------ PROVIDED DATA ------
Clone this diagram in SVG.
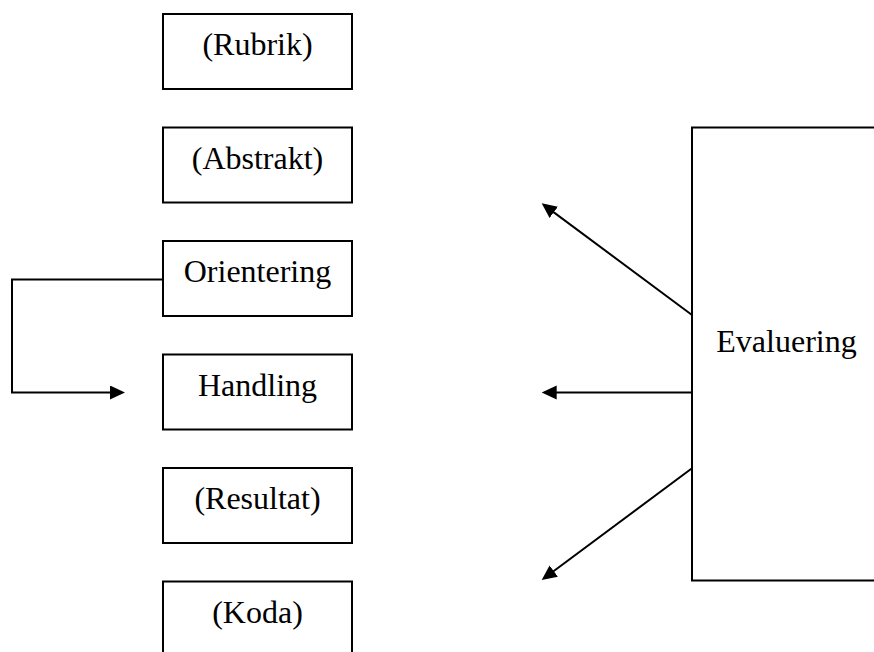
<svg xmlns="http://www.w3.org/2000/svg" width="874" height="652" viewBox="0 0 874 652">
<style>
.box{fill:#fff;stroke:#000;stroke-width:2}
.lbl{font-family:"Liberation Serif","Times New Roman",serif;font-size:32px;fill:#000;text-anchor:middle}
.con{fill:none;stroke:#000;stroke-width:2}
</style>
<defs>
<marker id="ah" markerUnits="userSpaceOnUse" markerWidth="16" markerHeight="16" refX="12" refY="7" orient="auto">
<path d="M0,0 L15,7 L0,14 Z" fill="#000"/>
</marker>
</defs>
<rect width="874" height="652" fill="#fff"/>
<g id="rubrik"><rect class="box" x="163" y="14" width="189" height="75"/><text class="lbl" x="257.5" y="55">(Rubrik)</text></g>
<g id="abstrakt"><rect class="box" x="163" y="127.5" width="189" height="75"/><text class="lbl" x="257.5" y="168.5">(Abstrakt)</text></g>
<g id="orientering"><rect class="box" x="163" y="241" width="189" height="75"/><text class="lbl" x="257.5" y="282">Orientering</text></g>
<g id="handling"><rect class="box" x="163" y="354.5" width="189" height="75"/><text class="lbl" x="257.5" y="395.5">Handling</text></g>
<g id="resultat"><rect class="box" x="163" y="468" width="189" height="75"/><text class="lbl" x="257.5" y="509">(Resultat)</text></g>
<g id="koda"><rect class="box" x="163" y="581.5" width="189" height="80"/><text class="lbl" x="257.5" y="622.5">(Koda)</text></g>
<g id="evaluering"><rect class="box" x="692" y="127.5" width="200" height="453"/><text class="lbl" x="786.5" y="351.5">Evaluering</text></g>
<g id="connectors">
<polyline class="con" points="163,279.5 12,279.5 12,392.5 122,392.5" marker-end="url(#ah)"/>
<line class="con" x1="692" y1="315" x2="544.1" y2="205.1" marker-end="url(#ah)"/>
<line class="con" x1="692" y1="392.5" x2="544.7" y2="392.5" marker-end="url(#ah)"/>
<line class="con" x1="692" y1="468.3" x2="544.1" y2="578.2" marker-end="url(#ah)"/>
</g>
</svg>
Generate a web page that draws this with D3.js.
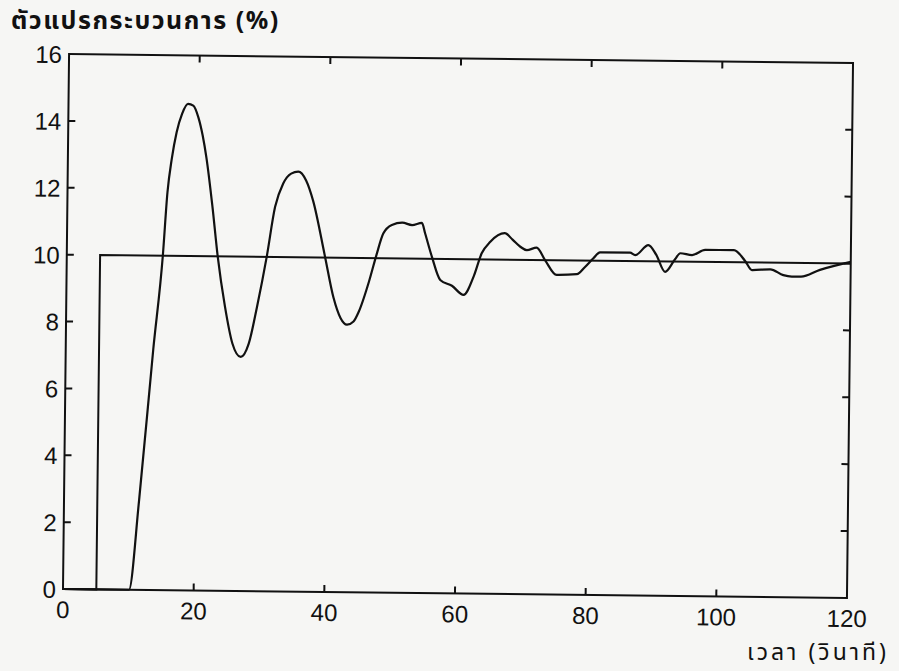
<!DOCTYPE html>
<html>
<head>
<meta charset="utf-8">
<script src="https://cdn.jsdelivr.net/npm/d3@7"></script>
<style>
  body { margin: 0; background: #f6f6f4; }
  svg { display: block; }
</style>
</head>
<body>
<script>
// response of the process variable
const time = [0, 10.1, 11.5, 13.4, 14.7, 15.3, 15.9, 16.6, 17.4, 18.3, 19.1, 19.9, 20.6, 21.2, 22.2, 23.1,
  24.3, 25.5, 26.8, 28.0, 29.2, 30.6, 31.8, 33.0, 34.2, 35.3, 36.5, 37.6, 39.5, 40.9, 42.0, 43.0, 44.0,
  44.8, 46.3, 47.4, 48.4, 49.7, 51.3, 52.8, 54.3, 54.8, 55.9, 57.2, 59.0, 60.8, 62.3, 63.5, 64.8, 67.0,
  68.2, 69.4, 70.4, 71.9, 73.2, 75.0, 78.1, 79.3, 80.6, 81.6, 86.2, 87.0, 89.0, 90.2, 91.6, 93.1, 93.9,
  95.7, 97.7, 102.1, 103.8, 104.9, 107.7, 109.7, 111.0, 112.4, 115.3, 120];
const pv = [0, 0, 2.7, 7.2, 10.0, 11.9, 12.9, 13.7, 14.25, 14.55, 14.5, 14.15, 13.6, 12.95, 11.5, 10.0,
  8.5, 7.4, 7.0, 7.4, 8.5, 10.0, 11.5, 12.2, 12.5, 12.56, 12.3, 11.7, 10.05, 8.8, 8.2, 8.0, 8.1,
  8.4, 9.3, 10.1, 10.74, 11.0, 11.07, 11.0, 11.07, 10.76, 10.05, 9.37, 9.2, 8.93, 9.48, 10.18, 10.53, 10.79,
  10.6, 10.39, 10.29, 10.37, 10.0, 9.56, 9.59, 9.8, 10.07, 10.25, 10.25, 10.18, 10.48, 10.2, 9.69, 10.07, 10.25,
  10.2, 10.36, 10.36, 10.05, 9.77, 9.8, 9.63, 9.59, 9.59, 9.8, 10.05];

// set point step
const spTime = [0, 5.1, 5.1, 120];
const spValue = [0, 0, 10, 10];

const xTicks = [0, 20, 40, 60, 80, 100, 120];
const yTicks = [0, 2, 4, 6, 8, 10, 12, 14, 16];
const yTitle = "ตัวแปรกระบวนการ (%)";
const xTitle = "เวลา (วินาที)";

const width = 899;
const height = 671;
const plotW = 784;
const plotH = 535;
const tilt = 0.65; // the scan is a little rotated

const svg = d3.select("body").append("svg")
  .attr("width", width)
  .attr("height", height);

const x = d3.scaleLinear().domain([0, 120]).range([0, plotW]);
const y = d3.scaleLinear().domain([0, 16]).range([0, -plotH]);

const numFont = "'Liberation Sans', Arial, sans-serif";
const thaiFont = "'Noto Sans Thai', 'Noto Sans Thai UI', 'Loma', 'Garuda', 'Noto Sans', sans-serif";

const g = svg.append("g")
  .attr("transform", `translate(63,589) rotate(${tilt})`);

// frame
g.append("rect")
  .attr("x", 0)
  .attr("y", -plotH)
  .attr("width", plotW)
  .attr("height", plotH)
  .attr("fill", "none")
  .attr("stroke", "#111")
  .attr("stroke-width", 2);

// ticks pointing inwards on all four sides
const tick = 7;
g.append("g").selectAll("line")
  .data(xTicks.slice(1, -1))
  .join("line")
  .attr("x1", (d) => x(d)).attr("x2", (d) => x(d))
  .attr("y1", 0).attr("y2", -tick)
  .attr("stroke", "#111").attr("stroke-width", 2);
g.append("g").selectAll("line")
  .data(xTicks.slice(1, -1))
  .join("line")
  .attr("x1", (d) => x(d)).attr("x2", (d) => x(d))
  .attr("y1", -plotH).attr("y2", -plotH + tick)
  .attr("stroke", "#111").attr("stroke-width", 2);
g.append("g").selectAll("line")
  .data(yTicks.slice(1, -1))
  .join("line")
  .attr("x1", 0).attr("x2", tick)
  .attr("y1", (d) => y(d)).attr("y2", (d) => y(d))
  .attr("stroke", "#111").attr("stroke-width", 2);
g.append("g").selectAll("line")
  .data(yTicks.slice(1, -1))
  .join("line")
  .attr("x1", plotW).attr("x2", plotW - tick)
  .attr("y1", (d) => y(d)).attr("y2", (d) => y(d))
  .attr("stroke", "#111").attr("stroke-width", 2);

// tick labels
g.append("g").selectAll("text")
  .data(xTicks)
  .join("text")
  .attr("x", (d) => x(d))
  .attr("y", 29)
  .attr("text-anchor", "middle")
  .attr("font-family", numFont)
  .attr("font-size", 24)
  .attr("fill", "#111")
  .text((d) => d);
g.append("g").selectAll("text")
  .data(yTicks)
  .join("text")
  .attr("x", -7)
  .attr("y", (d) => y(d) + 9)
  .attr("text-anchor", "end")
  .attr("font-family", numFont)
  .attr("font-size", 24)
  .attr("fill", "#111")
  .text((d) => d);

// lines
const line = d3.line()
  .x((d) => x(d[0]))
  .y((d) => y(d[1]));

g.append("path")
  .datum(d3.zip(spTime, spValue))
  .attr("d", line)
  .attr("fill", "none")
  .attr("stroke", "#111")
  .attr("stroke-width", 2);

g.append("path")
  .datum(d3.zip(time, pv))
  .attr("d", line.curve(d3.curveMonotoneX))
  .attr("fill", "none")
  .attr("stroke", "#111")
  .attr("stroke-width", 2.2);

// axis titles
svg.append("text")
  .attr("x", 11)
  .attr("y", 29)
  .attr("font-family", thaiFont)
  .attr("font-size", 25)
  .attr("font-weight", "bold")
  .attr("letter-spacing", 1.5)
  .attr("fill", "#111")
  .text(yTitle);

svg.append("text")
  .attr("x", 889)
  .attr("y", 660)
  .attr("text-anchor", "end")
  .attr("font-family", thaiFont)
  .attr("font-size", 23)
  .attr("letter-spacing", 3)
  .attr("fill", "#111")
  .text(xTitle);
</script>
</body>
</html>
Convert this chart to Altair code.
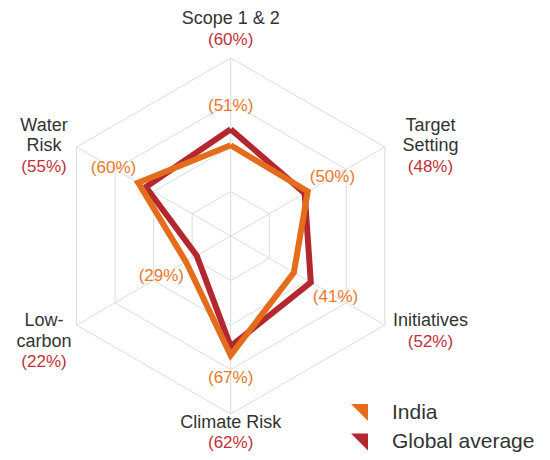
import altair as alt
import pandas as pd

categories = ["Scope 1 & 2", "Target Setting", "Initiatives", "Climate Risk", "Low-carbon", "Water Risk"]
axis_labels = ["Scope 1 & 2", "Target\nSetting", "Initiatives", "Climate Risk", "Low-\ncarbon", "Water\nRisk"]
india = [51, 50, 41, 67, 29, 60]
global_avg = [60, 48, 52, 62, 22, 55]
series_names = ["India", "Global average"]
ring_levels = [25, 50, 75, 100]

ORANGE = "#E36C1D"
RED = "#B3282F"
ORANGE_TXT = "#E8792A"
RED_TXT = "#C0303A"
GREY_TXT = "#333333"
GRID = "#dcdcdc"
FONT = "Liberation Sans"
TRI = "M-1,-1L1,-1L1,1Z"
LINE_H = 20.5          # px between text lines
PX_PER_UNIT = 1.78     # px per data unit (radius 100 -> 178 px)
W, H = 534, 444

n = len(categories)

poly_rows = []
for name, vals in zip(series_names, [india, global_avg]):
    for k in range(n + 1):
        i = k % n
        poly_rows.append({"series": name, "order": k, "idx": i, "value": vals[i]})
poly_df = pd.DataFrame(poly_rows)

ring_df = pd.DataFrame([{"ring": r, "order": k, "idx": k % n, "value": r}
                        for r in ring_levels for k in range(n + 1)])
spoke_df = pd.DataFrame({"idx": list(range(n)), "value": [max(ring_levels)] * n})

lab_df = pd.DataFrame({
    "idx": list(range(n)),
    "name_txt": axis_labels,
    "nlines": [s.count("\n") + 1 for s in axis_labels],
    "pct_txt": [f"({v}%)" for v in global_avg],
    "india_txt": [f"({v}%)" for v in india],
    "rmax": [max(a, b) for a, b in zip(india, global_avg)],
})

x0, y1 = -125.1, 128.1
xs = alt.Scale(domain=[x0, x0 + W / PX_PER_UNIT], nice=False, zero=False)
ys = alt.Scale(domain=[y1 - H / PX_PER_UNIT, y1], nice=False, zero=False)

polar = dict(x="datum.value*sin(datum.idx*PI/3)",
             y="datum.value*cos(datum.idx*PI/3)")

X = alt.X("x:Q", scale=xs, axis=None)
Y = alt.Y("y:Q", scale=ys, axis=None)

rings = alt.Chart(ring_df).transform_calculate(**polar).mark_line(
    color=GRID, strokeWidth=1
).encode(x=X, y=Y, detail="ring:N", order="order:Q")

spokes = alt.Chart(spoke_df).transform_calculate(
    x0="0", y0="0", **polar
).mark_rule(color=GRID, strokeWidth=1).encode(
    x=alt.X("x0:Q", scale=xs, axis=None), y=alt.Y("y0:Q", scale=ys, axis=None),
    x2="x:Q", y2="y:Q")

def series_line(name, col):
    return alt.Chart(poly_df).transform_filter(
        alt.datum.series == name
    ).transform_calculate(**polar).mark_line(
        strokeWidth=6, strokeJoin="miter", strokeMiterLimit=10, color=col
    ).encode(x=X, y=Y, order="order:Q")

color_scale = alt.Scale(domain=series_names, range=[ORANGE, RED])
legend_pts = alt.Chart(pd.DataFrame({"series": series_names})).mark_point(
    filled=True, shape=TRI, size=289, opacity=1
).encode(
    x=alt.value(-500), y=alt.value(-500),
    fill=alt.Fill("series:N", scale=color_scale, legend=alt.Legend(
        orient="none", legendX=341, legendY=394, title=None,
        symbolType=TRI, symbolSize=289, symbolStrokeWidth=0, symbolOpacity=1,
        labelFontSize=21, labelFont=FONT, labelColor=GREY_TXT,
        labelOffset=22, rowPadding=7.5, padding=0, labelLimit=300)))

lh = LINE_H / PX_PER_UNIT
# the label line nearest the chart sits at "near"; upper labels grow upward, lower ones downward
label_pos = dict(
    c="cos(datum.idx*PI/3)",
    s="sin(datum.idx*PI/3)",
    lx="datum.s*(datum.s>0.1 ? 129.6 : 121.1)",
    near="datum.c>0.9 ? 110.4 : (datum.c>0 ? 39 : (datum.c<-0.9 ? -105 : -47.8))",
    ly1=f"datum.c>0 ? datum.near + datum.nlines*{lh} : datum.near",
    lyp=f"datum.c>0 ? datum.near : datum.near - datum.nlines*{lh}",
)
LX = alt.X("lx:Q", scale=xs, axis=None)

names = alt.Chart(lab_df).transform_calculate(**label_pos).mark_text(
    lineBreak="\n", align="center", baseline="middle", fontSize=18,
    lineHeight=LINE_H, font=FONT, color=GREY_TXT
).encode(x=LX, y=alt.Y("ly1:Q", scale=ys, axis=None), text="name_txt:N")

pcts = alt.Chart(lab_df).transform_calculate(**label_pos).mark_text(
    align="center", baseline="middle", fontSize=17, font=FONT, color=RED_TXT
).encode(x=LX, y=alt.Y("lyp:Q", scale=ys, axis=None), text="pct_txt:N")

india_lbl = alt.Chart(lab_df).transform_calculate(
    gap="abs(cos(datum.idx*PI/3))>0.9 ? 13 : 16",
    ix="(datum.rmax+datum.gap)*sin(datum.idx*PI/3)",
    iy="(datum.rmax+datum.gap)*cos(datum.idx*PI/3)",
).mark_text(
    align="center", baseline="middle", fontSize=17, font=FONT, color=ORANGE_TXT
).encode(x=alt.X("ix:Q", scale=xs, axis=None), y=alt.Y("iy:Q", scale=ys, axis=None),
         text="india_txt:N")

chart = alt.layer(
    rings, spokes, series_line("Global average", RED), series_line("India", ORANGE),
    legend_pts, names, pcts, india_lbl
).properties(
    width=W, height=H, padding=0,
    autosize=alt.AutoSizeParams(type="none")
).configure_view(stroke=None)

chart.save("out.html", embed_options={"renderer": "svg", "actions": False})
------
## PROBLEM TO SOLVE
Both the line with "Convert this chart to Altair code." and the line with "W, H = 534, 444" are included: reproduce them and every line between, exactly, with pictures omitted.

## FINAL ANSWER
Convert this chart to Altair code.
import altair as alt
import pandas as pd

categories = ["Scope 1 & 2", "Target Setting", "Initiatives", "Climate Risk", "Low-carbon", "Water Risk"]
axis_labels = ["Scope 1 & 2", "Target\nSetting", "Initiatives", "Climate Risk", "Low-\ncarbon", "Water\nRisk"]
india = [51, 50, 41, 67, 29, 60]
global_avg = [60, 48, 52, 62, 22, 55]
series_names = ["India", "Global average"]
ring_levels = [25, 50, 75, 100]

ORANGE = "#E36C1D"
RED = "#B3282F"
ORANGE_TXT = "#E8792A"
RED_TXT = "#C0303A"
GREY_TXT = "#333333"
GRID = "#dcdcdc"
FONT = "Liberation Sans"
TRI = "M-1,-1L1,-1L1,1Z"
LINE_H = 20.5          # px between text lines
PX_PER_UNIT = 1.78     # px per data unit (radius 100 -> 178 px)
W, H = 534, 444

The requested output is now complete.